(YOUR GOAL): Sort through the data and copy the lines holding the word "chart".
====== EXCERPTED DATA ======
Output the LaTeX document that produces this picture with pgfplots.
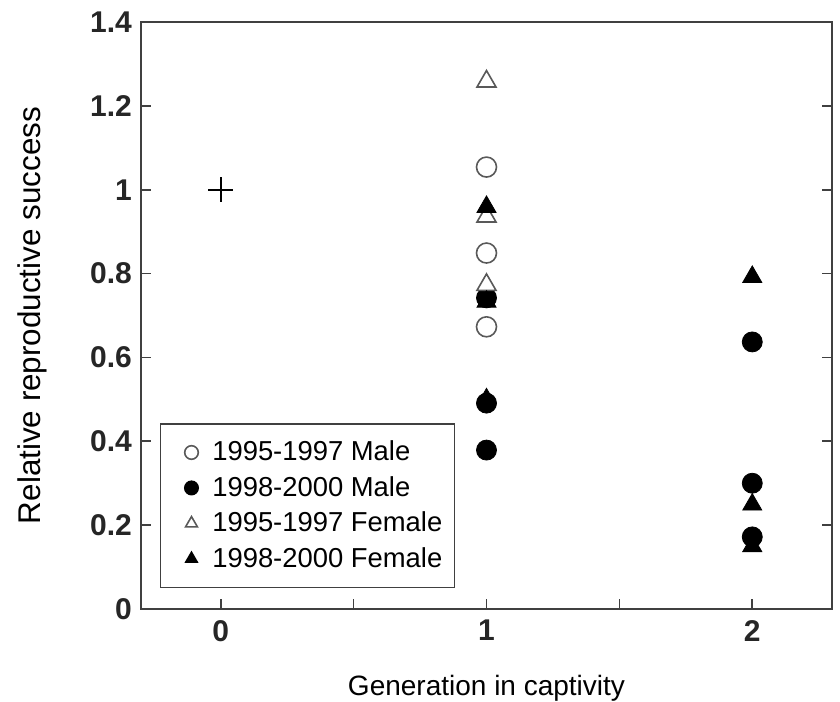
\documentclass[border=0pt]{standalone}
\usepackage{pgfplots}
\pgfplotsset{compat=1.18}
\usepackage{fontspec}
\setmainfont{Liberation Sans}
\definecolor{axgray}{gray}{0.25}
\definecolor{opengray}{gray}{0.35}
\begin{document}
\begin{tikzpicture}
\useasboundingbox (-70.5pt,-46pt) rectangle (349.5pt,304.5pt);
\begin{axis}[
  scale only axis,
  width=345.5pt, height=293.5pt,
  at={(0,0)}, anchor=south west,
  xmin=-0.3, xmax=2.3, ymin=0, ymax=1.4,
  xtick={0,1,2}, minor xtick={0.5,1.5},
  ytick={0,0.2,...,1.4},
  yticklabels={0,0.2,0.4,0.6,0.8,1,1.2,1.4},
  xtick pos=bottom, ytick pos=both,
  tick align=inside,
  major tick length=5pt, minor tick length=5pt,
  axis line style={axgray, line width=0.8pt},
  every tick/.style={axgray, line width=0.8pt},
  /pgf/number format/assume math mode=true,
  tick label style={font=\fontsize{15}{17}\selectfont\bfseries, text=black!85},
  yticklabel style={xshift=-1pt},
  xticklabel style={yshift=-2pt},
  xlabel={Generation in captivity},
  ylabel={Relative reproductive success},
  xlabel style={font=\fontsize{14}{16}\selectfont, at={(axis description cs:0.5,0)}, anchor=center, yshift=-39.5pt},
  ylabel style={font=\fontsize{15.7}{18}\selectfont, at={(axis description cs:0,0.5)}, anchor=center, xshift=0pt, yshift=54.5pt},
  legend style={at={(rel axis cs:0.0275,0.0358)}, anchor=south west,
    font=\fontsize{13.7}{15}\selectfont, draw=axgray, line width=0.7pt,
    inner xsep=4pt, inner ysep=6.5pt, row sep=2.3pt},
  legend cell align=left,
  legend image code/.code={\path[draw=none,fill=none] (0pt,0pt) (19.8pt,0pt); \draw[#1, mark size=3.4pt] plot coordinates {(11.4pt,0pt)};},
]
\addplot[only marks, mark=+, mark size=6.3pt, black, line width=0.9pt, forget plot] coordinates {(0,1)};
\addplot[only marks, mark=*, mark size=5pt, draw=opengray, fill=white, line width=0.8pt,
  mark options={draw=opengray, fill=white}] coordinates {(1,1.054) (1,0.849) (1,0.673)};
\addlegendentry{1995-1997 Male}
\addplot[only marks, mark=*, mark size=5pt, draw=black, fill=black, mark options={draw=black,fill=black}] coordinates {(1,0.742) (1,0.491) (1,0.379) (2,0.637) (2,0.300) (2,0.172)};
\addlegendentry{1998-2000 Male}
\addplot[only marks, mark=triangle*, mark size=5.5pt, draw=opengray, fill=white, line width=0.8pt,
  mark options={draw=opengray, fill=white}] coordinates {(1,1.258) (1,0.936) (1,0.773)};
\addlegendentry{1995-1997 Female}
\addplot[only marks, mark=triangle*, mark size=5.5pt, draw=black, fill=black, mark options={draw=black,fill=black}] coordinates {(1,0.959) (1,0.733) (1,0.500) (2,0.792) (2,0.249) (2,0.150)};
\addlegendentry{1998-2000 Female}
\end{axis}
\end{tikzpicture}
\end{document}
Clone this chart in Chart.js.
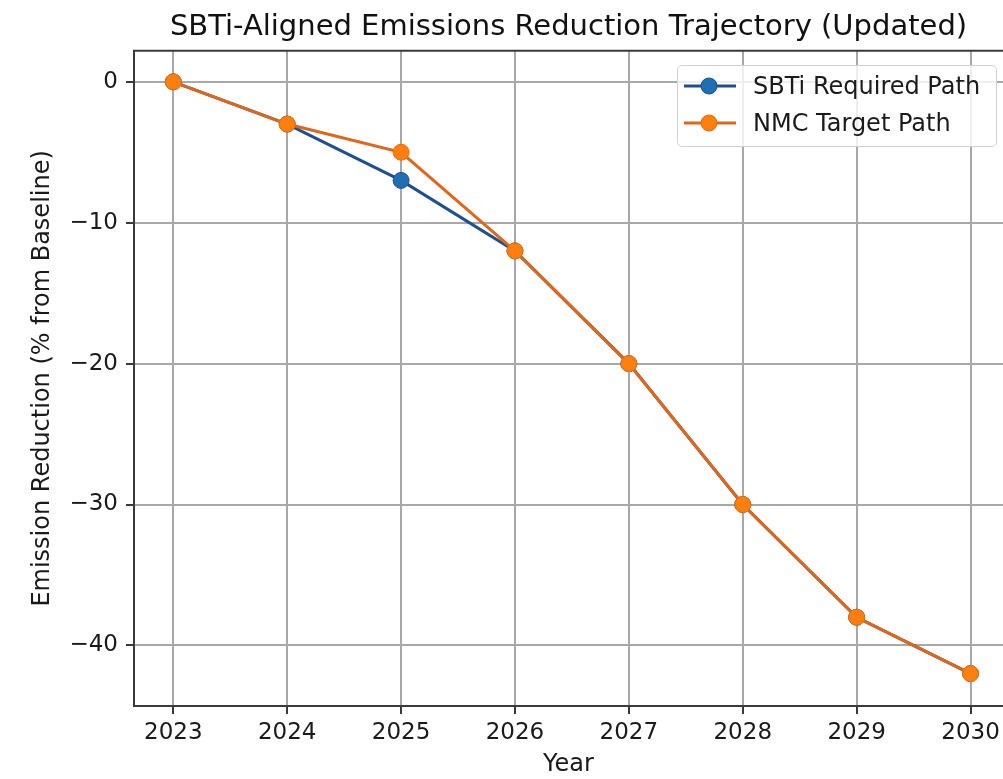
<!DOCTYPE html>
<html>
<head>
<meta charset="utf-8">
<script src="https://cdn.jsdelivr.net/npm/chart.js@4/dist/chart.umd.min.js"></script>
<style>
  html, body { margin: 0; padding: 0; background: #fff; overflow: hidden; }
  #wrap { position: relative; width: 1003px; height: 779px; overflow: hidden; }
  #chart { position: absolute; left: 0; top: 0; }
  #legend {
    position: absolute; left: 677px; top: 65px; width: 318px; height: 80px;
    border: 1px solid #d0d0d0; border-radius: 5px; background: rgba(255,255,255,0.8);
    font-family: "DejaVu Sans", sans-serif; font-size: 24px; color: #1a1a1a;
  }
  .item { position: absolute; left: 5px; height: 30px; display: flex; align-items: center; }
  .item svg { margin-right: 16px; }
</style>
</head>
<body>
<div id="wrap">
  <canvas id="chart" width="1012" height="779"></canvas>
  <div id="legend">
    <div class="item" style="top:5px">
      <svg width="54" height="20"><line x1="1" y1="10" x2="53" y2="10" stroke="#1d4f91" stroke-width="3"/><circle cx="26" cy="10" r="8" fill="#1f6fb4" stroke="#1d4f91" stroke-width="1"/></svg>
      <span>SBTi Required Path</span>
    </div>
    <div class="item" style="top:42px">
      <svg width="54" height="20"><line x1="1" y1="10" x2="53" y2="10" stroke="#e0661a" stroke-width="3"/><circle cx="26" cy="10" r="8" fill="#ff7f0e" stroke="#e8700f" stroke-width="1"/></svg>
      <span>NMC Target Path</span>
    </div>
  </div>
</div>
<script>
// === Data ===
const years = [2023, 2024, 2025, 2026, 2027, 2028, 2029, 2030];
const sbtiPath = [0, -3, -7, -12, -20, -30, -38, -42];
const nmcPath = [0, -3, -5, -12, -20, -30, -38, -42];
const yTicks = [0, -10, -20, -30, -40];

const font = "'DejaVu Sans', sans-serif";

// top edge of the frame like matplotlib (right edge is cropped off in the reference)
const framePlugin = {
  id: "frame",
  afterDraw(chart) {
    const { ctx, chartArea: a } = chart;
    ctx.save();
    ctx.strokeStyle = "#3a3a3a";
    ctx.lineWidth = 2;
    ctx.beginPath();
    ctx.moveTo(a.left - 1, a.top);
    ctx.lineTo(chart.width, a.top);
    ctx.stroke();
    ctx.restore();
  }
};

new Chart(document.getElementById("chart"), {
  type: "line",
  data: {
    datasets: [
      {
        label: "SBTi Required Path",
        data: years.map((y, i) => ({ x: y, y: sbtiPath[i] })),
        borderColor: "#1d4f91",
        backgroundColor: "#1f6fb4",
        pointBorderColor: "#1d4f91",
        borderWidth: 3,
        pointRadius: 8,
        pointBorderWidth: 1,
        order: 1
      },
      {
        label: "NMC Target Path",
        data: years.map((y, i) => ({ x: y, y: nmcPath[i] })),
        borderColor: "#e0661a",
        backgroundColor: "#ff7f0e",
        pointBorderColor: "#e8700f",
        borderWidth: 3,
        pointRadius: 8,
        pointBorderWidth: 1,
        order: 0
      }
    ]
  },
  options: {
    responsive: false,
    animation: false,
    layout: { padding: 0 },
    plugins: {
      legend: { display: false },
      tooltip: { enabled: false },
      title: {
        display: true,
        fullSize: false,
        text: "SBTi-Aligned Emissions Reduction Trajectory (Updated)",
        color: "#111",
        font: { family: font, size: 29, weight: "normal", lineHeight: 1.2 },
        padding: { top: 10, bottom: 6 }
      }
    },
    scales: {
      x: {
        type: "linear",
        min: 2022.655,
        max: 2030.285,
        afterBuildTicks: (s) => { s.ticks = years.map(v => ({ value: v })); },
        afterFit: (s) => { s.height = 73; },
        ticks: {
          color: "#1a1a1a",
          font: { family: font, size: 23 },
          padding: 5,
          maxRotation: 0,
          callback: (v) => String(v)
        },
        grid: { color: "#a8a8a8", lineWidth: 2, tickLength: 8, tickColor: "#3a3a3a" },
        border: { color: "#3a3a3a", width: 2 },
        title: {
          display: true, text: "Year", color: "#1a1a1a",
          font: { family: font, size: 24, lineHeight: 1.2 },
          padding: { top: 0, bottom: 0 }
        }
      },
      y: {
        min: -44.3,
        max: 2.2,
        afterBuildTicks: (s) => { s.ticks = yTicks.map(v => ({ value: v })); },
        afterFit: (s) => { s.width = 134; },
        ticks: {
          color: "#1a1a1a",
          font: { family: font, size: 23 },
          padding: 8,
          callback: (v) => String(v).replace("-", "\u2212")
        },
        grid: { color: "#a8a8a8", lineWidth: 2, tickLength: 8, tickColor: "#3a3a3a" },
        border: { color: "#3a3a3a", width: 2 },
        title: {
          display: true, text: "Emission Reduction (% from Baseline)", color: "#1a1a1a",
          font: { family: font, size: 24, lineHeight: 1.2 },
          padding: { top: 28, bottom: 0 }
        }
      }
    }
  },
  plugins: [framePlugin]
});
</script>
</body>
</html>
======
(RESULT FOR THIS EXERCISE):
Clone this chart in Chart.js.
<script src="https://cdn.jsdelivr.net/npm/chart.js@4/dist/chart.umd.min.js"></script>
  #chart { position: absolute; left: 0; top: 0; }
  <canvas id="chart" width="1012" height="779"></canvas>
  afterDraw(chart) {
    const { ctx, chartArea: a } = chart;
    ctx.lineTo(chart.width, a.top);
new Chart(document.getElementById("chart"), {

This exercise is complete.